Data listing:
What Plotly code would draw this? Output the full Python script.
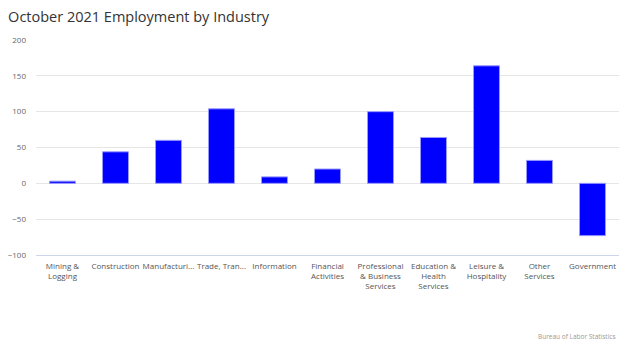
import plotly.graph_objects as go

categories = ["Mining &<br>Logging", "Construction", "Manufacturi...", "Trade, Tran...",
              "Information", "Financial<br>Activities", "Professional<br>& Business<br>Services",
              "Education &<br>Health<br>Services", "Leisure &<br>Hospitality",
              "Other<br>Services", "Government"]
values = [3, 44, 60, 104, 9, 20, 100, 64, 164, 32, -73]
y_ticks = [-100, -50, 0, 50, 100, 150, 200]

fig = go.Figure()
fig.add_trace(go.Bar(
    x=categories, y=values,
    marker=dict(color="#0000FF", line=dict(color="#9999ff", width=1)),
    width=0.49,
))

font_family = "Open Sans, Lato, sans-serif"
fig.update_layout(
    width=624, height=343,
    margin=dict(l=36, r=5, t=40, b=88),
    paper_bgcolor="white", plot_bgcolor="white",
    showlegend=False,
    font=dict(family=font_family, color="#666666", size=8),
    title=dict(text="October 2021 Employment by Industry", x=0.013, xanchor="left",
               y=0.965, yanchor="top",
               font=dict(family=font_family, size=14.5, color="#333333")),
    xaxis=dict(showgrid=False, showline=True, linecolor="#ccd6eb", linewidth=1,
               ticks="", tickangle=0, ticklabelstandoff=3,
               tickfont=dict(size=8, color="#555555")),
    yaxis=dict(range=[-100, 200], tickvals=y_ticks, showgrid=True, gridcolor="#e6e6e6",
               zeroline=False, showline=False, ticks="", ticklabelstandoff=9,
               tickfont=dict(size=8, color="#666666")),
    annotations=[dict(text="Bureau of Labor Statistics", xref="paper", yref="paper",
                      x=0.998, y=-0.38, xanchor="right", yanchor="middle", showarrow=False,
                      font=dict(size=6.5, color="#999999"))],
)

fig.write_html("out.html")
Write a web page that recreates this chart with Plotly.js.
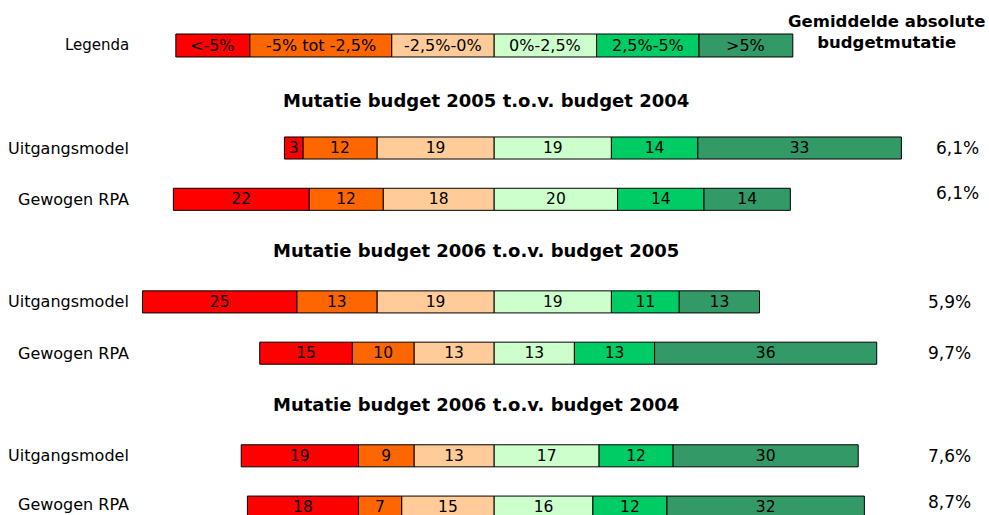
<!DOCTYPE html>
<html>
<head>
<meta charset="utf-8">
<script src="https://cdn.plot.ly/plotly-3.0.1.min.js"></script>
<style>html,body{margin:0;padding:0;background:#fff;}#chart{width:989px;height:515px;}</style>
</head>
<body>
<div id="chart"></div>
<script>
// ---- data ----
const rowLabels = ['Uitgangsmodel', 'Gewogen RPA', 'Uitgangsmodel', 'Gewogen RPA', 'Uitgangsmodel', 'Gewogen RPA'];
const sectionTitles = ['Mutatie budget 2005 t.o.v. budget 2004', 'Mutatie budget 2006 t.o.v. budget 2005', 'Mutatie budget 2006 t.o.v. budget 2004'];
const categories = ['<-5%', '-5% tot -2,5%', '-2,5%-0%', '0%-2,5%', '2,5%-5%', '>5%'];
const lt5     = [3, 22, 25, 15, 19, 18];
const m5tot25 = [12, 12, 13, 10, 9, 7];
const m25tot0 = [19, 18, 19, 13, 13, 15];
const p0tot25 = [19, 20, 19, 13, 17, 16];
const p25tot5 = [14, 14, 11, 13, 12, 12];
const gt5     = [33, 14, 13, 36, 30, 32];
const avgMutation = ['6,1%', '6,1%', '5,9%', '9,7%', '7,6%', '8,7%'];
const headerText = 'Gemiddelde absolute<br>budgetmutatie';
const legendTitle = 'Legenda';

// ---- styling / layout constants ----
const colors = ['#FF0000', '#FF6600', '#FFCC99', '#CCFFCC', '#00CC66', '#339966'];
const FONT = 'DejaVu Sans, Verdana, sans-serif';
const W = 989, H = 515;
const px = v => v / W;
const TXT = 16;      // normal text size
const BOLD = 18;     // section title size
// legend cell boundaries (x-axis units)
const legendEdges = [-51.6, -39.6, -16.6, 0, 16.6, 33.2, 48.4];
const valueRight = [981, 981, 973, 973, 973, 973];
const valueShift = [0, 6, 0, 0, 0, 5];
const labelShift = [0, 0, 0, 0, 0, 3];

const rowSlots = rowLabels.map((_, i) => 2 + 3 * Math.floor(i / 2) + (i % 2));
const titleSlots = sectionTitles.map((_, i) => 1 + 3 * i);

const neg = v => v.map(x => -x);
const seriesDefs = [
  {name: categories[2], vals: m25tot0, sign: -1, c: colors[2]},
  {name: categories[1], vals: m5tot25, sign: -1, c: colors[1]},
  {name: categories[0], vals: lt5, sign: -1, c: colors[0]},
  {name: categories[3], vals: p0tot25, sign: 1, c: colors[3]},
  {name: categories[4], vals: p25tot5, sign: 1, c: colors[4]},
  {name: categories[5], vals: gt5, sign: 1, c: colors[5]}
];

const traces = seriesDefs.map(s => ({
  type: 'bar',
  orientation: 'h',
  name: s.name,
  y: rowSlots,
  x: s.sign < 0 ? neg(s.vals) : s.vals,
  text: s.vals.map(String),
  texttemplate: '%{text}',
  textposition: 'inside',
  insidetextanchor: 'middle',
  textangle: 0,
  constraintext: 'none',
  textfont: {family: FONT, size: 15.5, color: '#000'},
  marker: {color: s.c, line: {color: '#000', width: 1}},
  width: 0.43,
  hoverinfo: 'skip',
  showlegend: false
}));

const shapes = [];
const annotations = [];

// legend row
categories.forEach((c, i) => {
  shapes.push({type: 'rect', xref: 'x', yref: 'y', x0: legendEdges[i], x1: legendEdges[i + 1],
    y0: -0.222, y1: 0.226, fillcolor: colors[i], line: {color: '#000', width: 1}, layer: 'above'});
  annotations.push({xref: 'x', yref: 'y', x: (legendEdges[i] + legendEdges[i + 1]) / 2, y: 0,
    text: c, showarrow: false, font: {family: FONT, size: TXT, color: '#000'}});
});
annotations.push({xref: 'paper', yref: 'y', x: px(131), y: 0, xanchor: 'right', text: legendTitle,
  showarrow: false, font: {family: FONT, size: 15, color: '#000'}});

// header
annotations.push({xref: 'paper', yref: 'paper', x: px(886), y: 1 - 32 / H, xanchor: 'center', yanchor: 'middle',
  text: '<b>' + headerText + '</b>', showarrow: false, align: 'center',
  font: {family: FONT, size: 16.5, color: '#000'}});

// section titles
sectionTitles.forEach((t, i) => {
  annotations.push({xref: 'paper', yref: 'y', x: px(i === 0 ? 485.5 : 475.5), y: titleSlots[i],
    yshift: i === 0 ? -4 : 0, text: '<b>' + t + '</b>', showarrow: false,
    font: {family: FONT, size: BOLD, color: '#000'}});
});

// row labels + values
rowLabels.forEach((l, i) => {
  annotations.push({xref: 'paper', yref: 'y', x: px(131), y: rowSlots[i], yshift: labelShift[i], xanchor: 'right', text: l,
    showarrow: false, font: {family: FONT, size: TXT, color: '#000'}});
  annotations.push({xref: 'paper', yref: 'y', x: px(valueRight[i]), y: rowSlots[i], yshift: valueShift[i],
    xanchor: 'right', text: avgMutation[i], showarrow: false, font: {family: FONT, size: 17, color: '#000'}});
});

const layout = {
  width: W, height: H,
  margin: {l: 0, r: 0, t: 0, b: 0, pad: 0},
  paper_bgcolor: '#fff', plot_bgcolor: '#fff',
  barmode: 'relative',
  xaxis: {range: [-80.1, 80.2], visible: false, fixedrange: true},
  yaxis: {range: [9.154, -0.885], visible: false, fixedrange: true},
  shapes: shapes,
  annotations: annotations,
  showlegend: false
};

Plotly.newPlot('chart', traces, layout, {staticPlot: true, displayModeBar: false});
</script>
</body>
</html>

What this task involves ->
Repeat, exactly and in full, each line from the start of the data to the line that contains "import plotly.graph_objects as go". Pictures do not go in.

Final answer ->
What Plotly code would draw this? Output the full Python script.
import plotly.graph_objects as go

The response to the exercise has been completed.